The work of the unique Russian ice resistant self-propelled platform “North Pole” is intended to significantly contribute to the development of the Arctic research.

The Arctic remains a territory of low military and political tensions with zero potential for conflict. There is an objective need for the Russian military presence in the region to ensure safe navigation in the Arctic Ocean. Still, it is much lower compared to the Soviet times. Moreover, there are no force-related challenges in the region, especially the ones requiring NATO to build up its military presence there.

An undated satellite image shows the Bering Strait, with Chukotka, in Russia, on the left, and Alaska, in the United States, on the right. The international strait is set to see a sharp increase in shipping traffic in coming years. (NASA)

Our country delimited the marine space with its neighbors — Norway and the U.S. — in accordance with intergovernmental agreements, and the demarcation lines are not being disputed by any of the countries at the state level. As for the outer limits of the continental shelf beyond 200 nautical miles in the Arctic Ocean, the coastal Arctic States in the Ilulissat Declaration of 2008 committed to an orderly settlement of possible mutual claims on the basis of international law.

We call not for rivalry, but for peace and mutually beneficial cooperation in the region.

In order to build trust and common understanding and prevent any kind of escalation, we stand for restoring the full-scale military-political dialogue of the Arctic States, resuming the pre-2014 practice of holding annual meetings of the Chiefs of the General Staff of the armed forces of the Member States of the Arctic Council. This is an effective mechanism for maintaining regional stability. The interrupted dialogue on military and political issues could be renewed with consultations of military experts of the Arctic States.

We support the development of a legal framework to reduce the risk of accidents and marine pollution. We believe it is necessary to more effectively concentrate the emergency and rescue resources of the coastal states in the region.

Considering the rapid development of maritime activities in the Arctic — including cruise tourism — it is important to further strengthen the capacity of rapid response to possible emergencies. We support the expansion of cooperation through the Arctic Coast Guard Forum.

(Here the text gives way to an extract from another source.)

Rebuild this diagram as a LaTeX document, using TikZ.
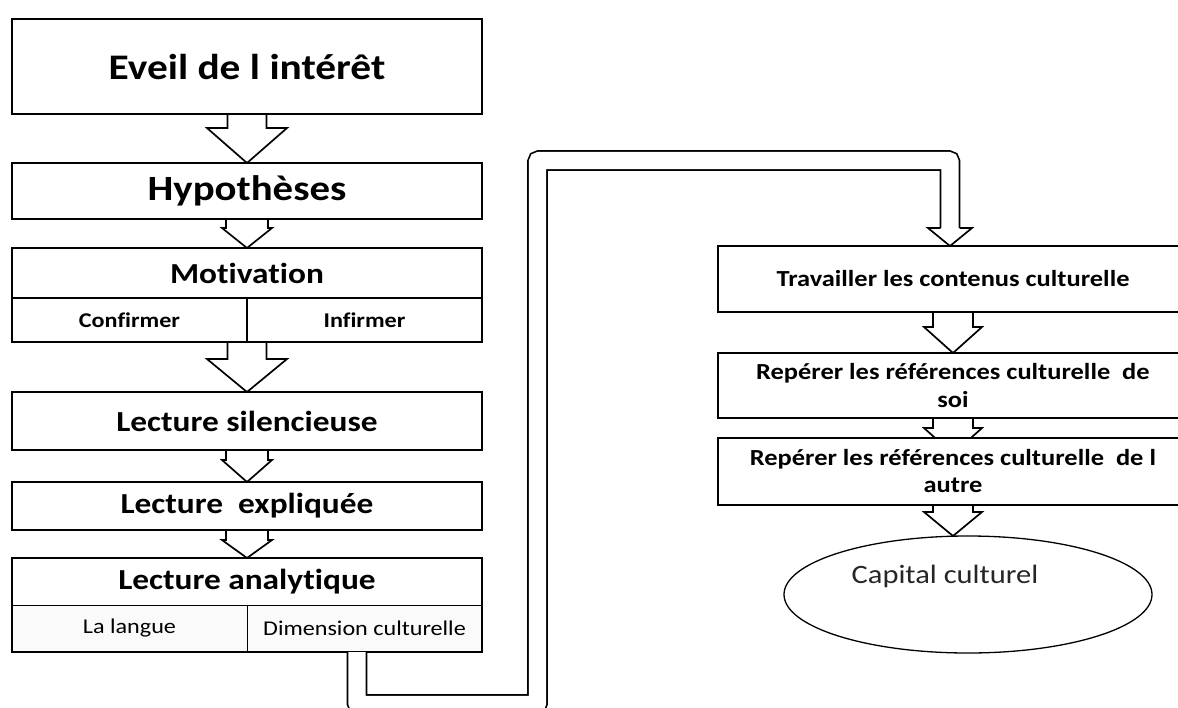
\documentclass[tikz,border=0pt]{standalone}
\usepackage{fontspec}
\setmainfont[FakeStretch=1.15, Ligatures=NoCommon]{Carlito}
\usepackage{tikz}
\usetikzlibrary{positioning, shapes.geometric, calc}
\pgfdeclarelayer{back}
\pgfsetlayers{back,main}

% hollow block arrow: from, tip, shaft half width, head half width, head length
\newcommand{\blockarrow}[5]{%
  \begin{pgfonlayer}{back}
  \draw[arrowline] let \p1=#1, \p2=#2 in
    (\x2-#3,\y1) -- (\x2-#3,\y2+#5) -- (\x2-#4,\y2+#5) -- (\x2,\y2)
    -- (\x2+#4,\y2+#5) -- (\x2+#3,\y2+#5) -- (\x2+#3,\y1);
  \end{pgfonlayer}}

\begin{document}
\begin{tikzpicture}[
x=1pt, y=-1pt,
    box/.style = {draw, line width=1.8pt, fill=white, minimum width=470pt,
        inner sep=0pt, outer sep=0pt, align=center},
    cell/.style = {draw, fill=white, minimum width=235pt,
        inner sep=0pt, outer sep=0pt},
    arrowline/.style = {draw, fill=white, line width=1.7pt, line join=miter},
    pipe/.style = {line width=1.7pt, double=white, double distance=17.4pt,
        rounded corners=2pt},
]
\useasboundingbox (0,0) rectangle (1178,707);
\clip (0,0) rectangle (1178,707);
\begin{pgfonlayer}{back}
\fill[white] (0,0) rectangle (1178,707);
\end{pgfonlayer}

% left column
\node[box, minimum height=95pt, font=\fontsize{36}{40}\selectfont\bfseries] (eveil) at (247,66.5) {Eveil de l intérêt};
\node[box, minimum height=56pt, font=\fontsize{35.5}{40}\selectfont\bfseries] (hyp) [below=49pt of eveil] {Hypothèses};
\node[box, minimum height=50pt, font=\fontsize{29}{34}\selectfont\bfseries] (motiv) [below=29pt of hyp] {Motivation};
\node[cell, line width=1.8pt, minimum height=44pt, anchor=north west,
      font=\fontsize{21}{25}\selectfont\bfseries] (conf) at (motiv.south west) {Confirmer};
\node[cell, line width=1.8pt, minimum height=44pt, anchor=north west,
      font=\fontsize{21}{25}\selectfont\bfseries] (inf) at (conf.north east) {Infirmer};
\node[box, minimum height=58pt, font=\fontsize{29}{34}\selectfont\bfseries] (silenc) [below=50pt of conf.south east] {Lecture silencieuse};
\node[box, minimum height=48pt, font=\fontsize{29}{34}\selectfont\bfseries] (expl) [below=32pt of silenc] {Lecture~ expliquée};
\node[box, line width=0.8pt, minimum height=47pt, font=\fontsize{29}{34}\selectfont\bfseries] (ana) [below=28pt of expl] {Lecture analytique};
\node[cell, line width=0.8pt, fill=gray!4, minimum height=47pt, anchor=north west,
      font=\fontsize{21}{25}\selectfont] (lang) at (ana.south west) {La langue};
\node[cell, line width=0.8pt, fill=gray!4, minimum height=47pt, anchor=north west,
      font=\fontsize{21}{25}\selectfont] (dim) at (lang.north east) {Dimension culturelle};
\draw[line width=1.8pt] (ana.north west) rectangle (dim.south east);

% right column
\node[box, minimum height=66pt, font=\fontsize{23}{28}\selectfont\bfseries] (trav) at (953,279) {Travailler les contenus culturelle};
\node[box, minimum height=65pt, font=\fontsize{23}{28}\selectfont\bfseries] (rep1) [below=41pt of trav] {Repérer les références culturelle~ de\\soi};
\node[box, minimum height=67pt, font=\fontsize{23}{27}\selectfont\bfseries] (rep2) [below=20pt of rep1] {Repérer les références culturelle~ de l\\autre};
\node[ellipse, draw, line width=1.3pt, fill=white, minimum width=368pt, minimum height=117pt,
      inner sep=0pt, outer sep=0pt] (cap) at (968,594.5) {};
\node[text=black!85, font=\fontsize{26.5}{32}\selectfont] (captxt) at ([xshift=-23pt,yshift=18pt]cap.center) {Capital culturel};

% arrows
\blockarrow{(eveil.south)}{(hyp.north)}{19.5pt}{40pt}{35pt}
\blockarrow{(hyp.south)}{(motiv.north)}{21pt}{25pt}{20pt}
\blockarrow{(conf.south east)}{(silenc.north)}{19.5pt}{40pt}{33pt}
\blockarrow{(silenc.south)}{(expl.north)}{21pt}{25pt}{22pt}
\blockarrow{(expl.south)}{(ana.north)}{21pt}{25pt}{18pt}
\blockarrow{(trav.south)}{(rep1.north)}{20pt}{29pt}{26pt}
\blockarrow{(rep1.south)}{([yshift=-16pt]rep2.north)}{20pt}{29pt}{26pt}
\blockarrow{(rep2.south)}{(rep2.south |- cap.north)}{20pt}{29pt}{24pt}

% pipe from the left column to the right one
\coordinate (pbot) at (537.5,704.5);
\coordinate (ptop) at (537.5,160.5);
\coordinate (phead) at ([xshift=-3pt,yshift=18pt]trav.north);
\draw[pipe] ([xshift=-7.5pt]dim.south) |- (pbot) -- (ptop) -| (phead);
\draw[arrowline] ([xshift=-9.5pt]phead) -- ([xshift=-22pt]phead)
  -- ([xshift=-3pt]trav.north) -- ([xshift=22pt]phead) -- ([xshift=9.5pt]phead);

\end{tikzpicture}
\end{document}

By the way, a very close dialogue and mechanisms of practical cooperation between the coast guards of Russia and the U.S. have been established over recent years. On the American side, the leading role is being played by the U.S. Coast Guard’s 17th District Command in Alaska. The distance between the Big Diomede and the Little Diomede islands in the Bering Strait, belonging respectively to Russia and the U.S., is less than 4 kilometers (about 2.5 miles). Joint work with the Russian FSB Border Service in the Eastern Arctic region in Kamchatka is carried out through exchanging information, patrolling and practicing rescue operations. Coordination has been established to counter poaching and prevent oil spills.

We are confident that preserving peace and stability in the Far North is possible only through mutual respect and constructive dialogue between neighbors, including a dialogue on security policy issues, showing military restraint and refusal to take provocative actions. We believe that any arising issues should be addressed through political means, at the negotiating table within the Arctic Council and other universally recognized international platforms.

Anatoly Antonov is the Russian Federation’s Ambassador to the United States.